Carlos Lozada Reviews Yuval Levin

Lozada writes,

So how do we go about strengthening families, religious organizations, schools and all those mediating institutions? Levin’s recommendations are aggressively vague, and where they get specific they seldom surprise. He calls for a “mobility agenda,” with economic growth spurred by tax and regulatory reform, a more competitive and low-cost health-care system, lower budget deficits — all part of a standard conservative recipe. He proposes education reform that includes more professional certificates, apprenticeships “and other ways of gaining the skills for well-paid employment that do not require a college degree.” He prefers to untether employees’ retirement accounts and health insurance from any particular workplace, but acknowledges that this would require “more fundamental policy innovations, and it is not yet evident just what those will be.” Okay, then. It’s nice if the things you want are all bottom-up and empowering and networked and diverse and flexible, but adjectives are not policies.

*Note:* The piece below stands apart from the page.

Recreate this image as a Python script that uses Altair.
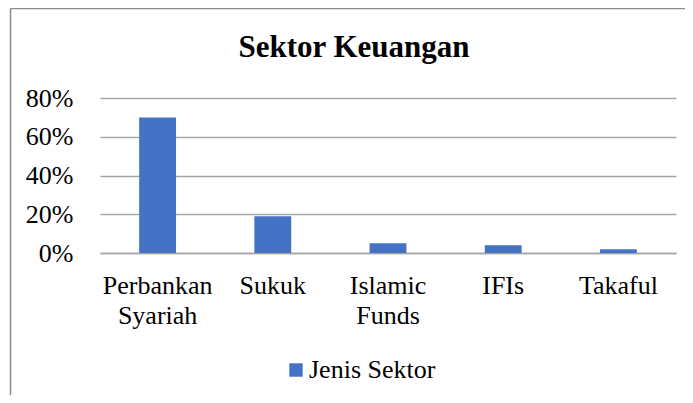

The review is more sympathetic than what I expected. In my view, Lozada makes too much of the contrast between Levin and Trump. Of course, that contrast is quite strong, but dwelling on it does not help the reader of the review understand what is distinctive about Levin’s thought. For that, you should go back to my review. And read the book when it comes out, which will be in a few days.

3 thoughts on “Carlos Lozada Reviews Yuval Levin

  1. Levin sounds like a looser. Literally. His strategy is to loose everything – culture, land, people, industry, religion, everything – but to do it respectfully. “We are not nostalgic or jingoistic!” . That’s boring, and pointless.

  2. Given that David Brooks is going down his “Sullivan’s Travels” (1941 movie), this focus is localism sounds great but how does it work in the global economy. (That is why policy 100 years ago could be ‘loose’ because the economy, community and church were all local.) How do libertarians increase the influence of the church who has no economic incentives for people to participate?

  3. It is really weird that Trump would be a policy foil. When is the last time you heard anyone discuss Hillary’s policy beliefs? I don’t remember ever. Hillarycare was an agenda, not a belief so that doesn’t count. People just don’t discuss Hillary as if she has actual beliefs. I think it is because she doesn’t. I think Trump doesn’t either. They have enemy lists.